Fortunately, Paul Magrs wins over the listener in other ways, in particular through his highly imaginative and well-written prose and narrative passages. I haven’t had much experience of Paul Magrs’ work, but it always makes a striking impression, displaying a magnificent visual imagination. He manages to instil an industrial factory plant with the same level of character and colourful description as a maddened baboon, and all delivered with a delightfully warm and knowing sense of humour, that suitably feels apt in comparison with the equally colourful and fun Graham Williams-era (1977-1980) of Doctor Who that his writing seems to subtly evoke. Of course, this is why The Stuff of Nightmares works well. Due to the fact that this particular audio series is mainly narration, it means that Paul Magrs’ creative descriptions help make the story come alive, and with Tom Baker’s sumptuous vocals, makes the result at times feel like sheer aural poetry.
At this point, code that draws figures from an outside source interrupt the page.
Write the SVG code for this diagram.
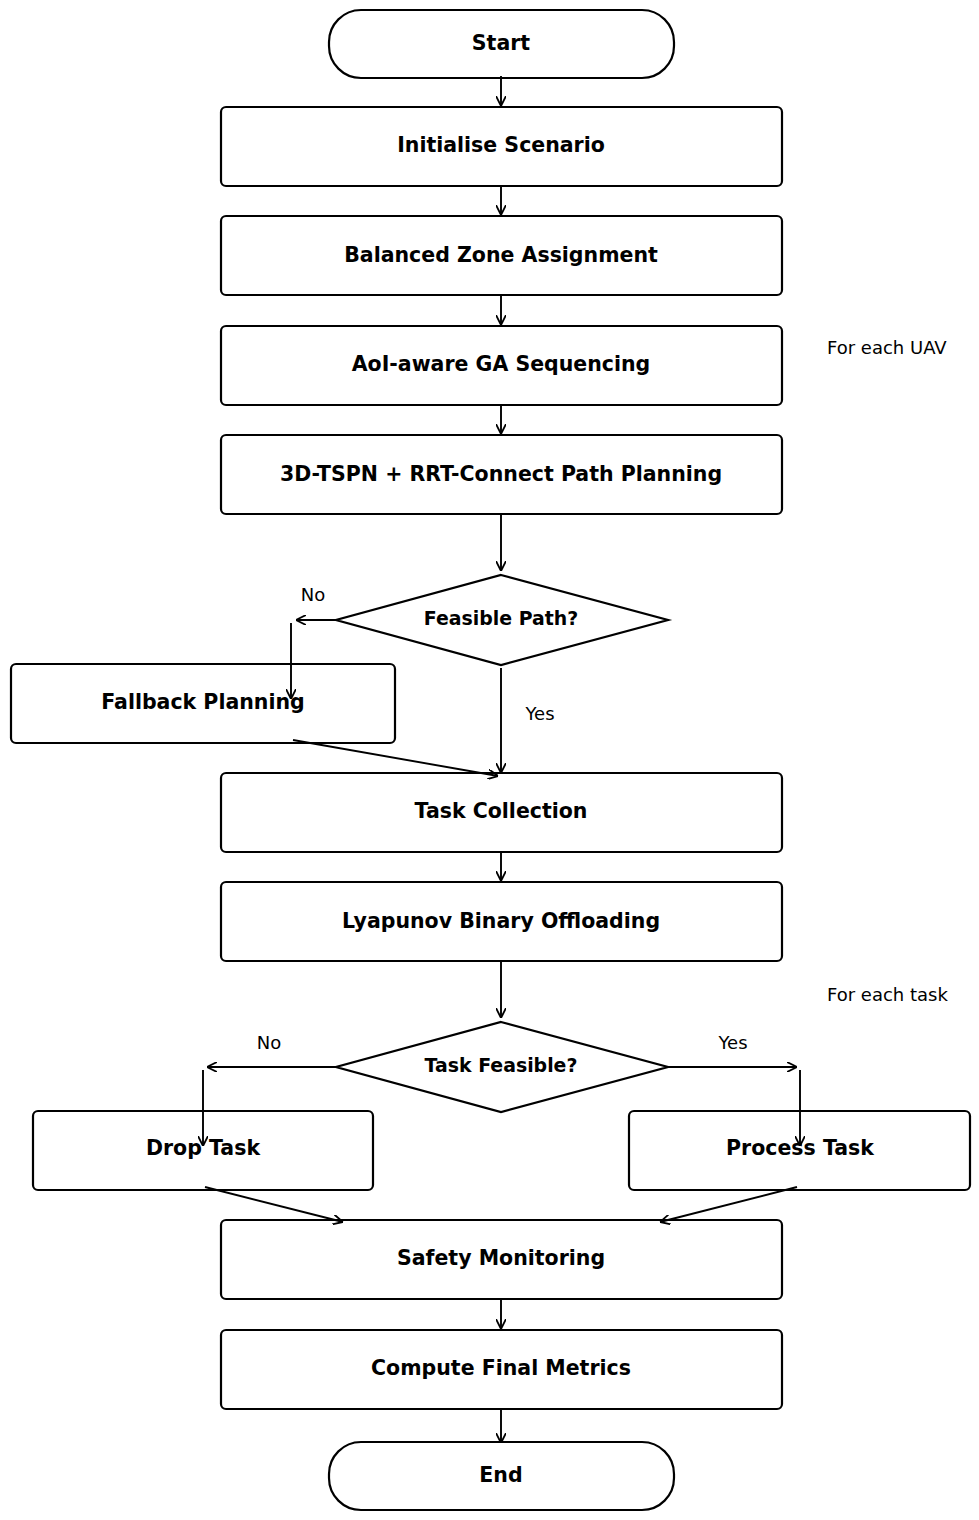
<svg xmlns="http://www.w3.org/2000/svg" width="979" height="1520" viewBox="0 0 979 1520">
<style>
.box{fill:#fff;stroke:#000;stroke-width:2.2}
.t{font-family:"DejaVu Sans",sans-serif;font-weight:bold;font-size:20.5px;text-anchor:middle;fill:#000}
.td{font-family:"DejaVu Sans",sans-serif;font-weight:bold;font-size:18.9px;text-anchor:middle;fill:#000}
.lb{font-family:"DejaVu Sans",sans-serif;font-size:18px;fill:#000}
.c{fill:none;stroke:#000;stroke-width:1.9;marker-end:url(#ah)}
</style>
<defs>
<marker id="ah" viewBox="0 0 10 10" refX="10" refY="5" markerWidth="10" markerHeight="10" markerUnits="userSpaceOnUse" orient="auto">
<path d="M0,0 L10,5 L0,10" fill="none" stroke="#000" stroke-width="1.8"/>
</marker>
</defs>
<rect width="979" height="1520" fill="#fff"/>
<g id="start"><rect class="box" x="329" y="10" width="345" height="68" rx="32"/><text class="t" x="501" y="50">Start</text></g>
<g id="init"><rect class="box" x="221" y="107" width="561" height="79" rx="5"/><text class="t" x="501" y="152">Initialise Scenario</text></g>
<g id="zone"><rect class="box" x="221" y="216" width="561" height="79" rx="5"/><text class="t" x="501" y="262">Balanced Zone Assignment</text></g>
<g id="ga"><rect class="box" x="221" y="326" width="561" height="79" rx="5"/><text class="t" x="501" y="371">AoI-aware GA Sequencing</text></g>
<g id="tspn"><rect class="box" x="221" y="435" width="561" height="79" rx="5"/><text class="t" x="501" y="481">3D-TSPN + RRT-Connect Path Planning</text></g>
<g id="feasible"><polygon class="box" points="501,575 668,620 501,665 336,620"/><text class="td" x="501" y="625">Feasible Path?</text></g>
<g id="fallback"><rect class="box" x="11" y="664" width="384" height="79" rx="5"/><text class="t" x="203" y="709">Fallback Planning</text></g>
<g id="collect"><rect class="box" x="221" y="773" width="561" height="79" rx="5"/><text class="t" x="501" y="818">Task Collection</text></g>
<g id="lyap"><rect class="box" x="221" y="882" width="561" height="79" rx="5"/><text class="t" x="501" y="928">Lyapunov Binary Offloading</text></g>
<g id="taskfeas"><polygon class="box" points="501,1022 668,1067 501,1112 336,1067"/><text class="td" x="501" y="1072">Task Feasible?</text></g>
<g id="drop"><rect class="box" x="33" y="1111" width="340" height="79" rx="5"/><text class="t" x="203" y="1155">Drop Task</text></g>
<g id="process"><rect class="box" x="629" y="1111" width="341" height="79" rx="5"/><text class="t" x="800" y="1155">Process Task</text></g>
<g id="safety"><rect class="box" x="221" y="1220" width="561" height="79" rx="5"/><text class="t" x="501" y="1265">Safety Monitoring</text></g>
<g id="metrics"><rect class="box" x="221" y="1330" width="561" height="79" rx="5"/><text class="t" x="501" y="1375">Compute Final Metrics</text></g>
<g id="end"><rect class="box" x="329" y="1442" width="345" height="68" rx="32"/><text class="t" x="501" y="1482">End</text></g>
<g id="connectors">
<path class="c" d="M501,76 L501,106"/>
<path class="c" d="M501,186 L501,215"/>
<path class="c" d="M501,295 L501,325"/>
<path class="c" d="M501,405 L501,434"/>
<path class="c" d="M501,514 L501,571"/>
<path class="c" d="M336,620 L296,620"/>
<path class="c" d="M291,623 L291,699"/>
<path class="c" d="M501,668 L501,773"/>
<path class="c" d="M293,740 L498,776"/>
<path class="c" d="M501,852 L501,881"/>
<path class="c" d="M501,961 L501,1018"/>
<path class="c" d="M336,1067 L207,1067"/>
<path class="c" d="M203,1070 L203,1146"/>
<path class="c" d="M668,1067 L797,1067"/>
<path class="c" d="M800,1070 L800,1146"/>
<path class="c" d="M205,1187 L343,1222"/>
<path class="c" d="M797,1187 L660,1222"/>
<path class="c" d="M501,1299 L501,1329"/>
<path class="c" d="M501,1409 L501,1443"/>
</g>
<g id="labels">
<text class="lb" x="313" y="601" text-anchor="middle">No</text>
<text class="lb" x="540" y="720" text-anchor="middle">Yes</text>
<text class="lb" x="827" y="354">For each UAV</text>
<text class="lb" x="827" y="1001">For each task</text>
<text class="lb" x="269" y="1049" text-anchor="middle">No</text>
<text class="lb" x="733" y="1049" text-anchor="middle">Yes</text>
</g>
</svg>
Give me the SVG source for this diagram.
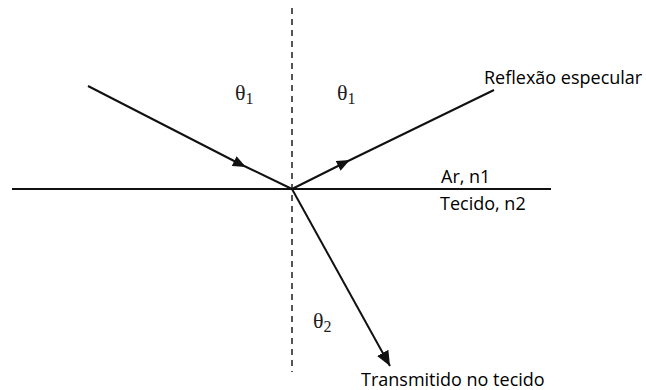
<svg xmlns="http://www.w3.org/2000/svg" width="646" height="390" viewBox="0 0 646 390">
<style>
.ray{stroke:#111;stroke-width:2;fill:none}
.lbl{font-family:"Open Sans","Noto Sans",sans-serif;font-size:18px;fill:#000}
.th{font-family:"Liberation Serif","DejaVu Serif",serif;font-size:22px;fill:#222}
.sub{font-size:16px}
</style>
<defs>
<marker id="mid" viewBox="0 0 12 10" refX="6" refY="5" markerWidth="13" markerHeight="11" markerUnits="userSpaceOnUse" orient="auto"><path d="M0,0 L12,5 L0,10 Z" fill="#111"/></marker>
<marker id="end" viewBox="0 0 14 12" refX="14" refY="6" markerWidth="15" markerHeight="13" markerUnits="userSpaceOnUse" orient="auto"><path d="M0,0 L14,6 L0,12 Z" fill="#111"/></marker>
</defs>
<g id="normal"><line x1="292" y1="8" x2="292" y2="372" stroke="#555" stroke-width="2" stroke-dasharray="6 5"/></g>
<g id="interface"><line x1="12" y1="189" x2="551" y2="189" stroke="#111" stroke-width="2"/></g>
<g id="connectors">
<polyline class="ray" points="88,86 240,164 292,189" marker-mid="url(#mid)"/>
<polyline class="ray" points="292,189 344,163 494,90" marker-mid="url(#mid)"/>
<line class="ray" x1="292" y1="189" x2="390" y2="366" marker-end="url(#end)"/>
</g>
<g id="theta1-left"><text class="th" x="235" y="100">θ<tspan class="sub" dy="4">1</tspan></text></g>
<g id="theta1-right"><text class="th" x="337" y="100">θ<tspan class="sub" dy="4">1</tspan></text></g>
<g id="theta2"><text class="th" x="313" y="328">θ<tspan class="sub" dy="4">2</tspan></text></g>
<g id="reflexao"><text class="lbl" x="484" y="84">Reflexão especular</text></g>
<g id="ar"><text class="lbl" x="441" y="183">Ar, n1</text></g>
<g id="tecido"><text class="lbl" x="440" y="210">Tecido, n2</text></g>
<g id="transmitido"><text class="lbl" x="361" y="386">Transmitido no tecido</text></g>
</svg>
Speaking of performances, Tom Baker is undoubtedly the star of show. Although he sounds a bit wooden for the first ten minutes, after a while, he doesn’t take long to get into the spirit of the production, and starts to shine by the end. Richard Franklin and Susan Jameson put in assured and near flawless performances throughout the audio from beginning to end. Richard Franklin in particular is surprisingly good, given that until very recently, his spell away from the Doctor Who world has surely been longer than even Tom Baker’s, even including The Killing Stone (2004 BBV audio). Daniel Hill is possibly something of a sad exception though, hamming up the part of Percy Noggins as much as possible, which along with his stilted lines makes him sound like a character from Psychoville. The Hornets don’t seem to be much better either. It could well be the case that this pantomime-style was intentionally added to the character, either via the director, or even Paul Magrs himself, but it certainly grated with this particular listener after a short while.
I must confess that I enjoyed The Stuff of Nightmares a lot. It may be a simplistic, silly, and absolutely bizarre story, but all in all it’s a pure joy to listen to. It feels like I’ve revisited the late 1970s with a piece that truly feels at home amongst the other weird and wonderful stories that were part of the Graham Williams’ seasons. We have pantomime characters and villains, some classic jokes and one-liners, and a strong leading performance from Tom Baker. Then there’s the brilliantly written narration from Paul Magrs which not only helps the adventure come alive for the listener, but also gives Tom Baker some great material that helps to remind me why I love his Doctor so much. The Stuff of Nightmares may not be the best of what Doctor Who, or even Paul Magrs has to offer, but is fantastic fun to listen to if nothing else. I urge you to try it.
Welcome back Tom! We’re overjoyed to have you back in Doctor Who. We can only wonder at what possible gems could be heading our way. I can’t wait!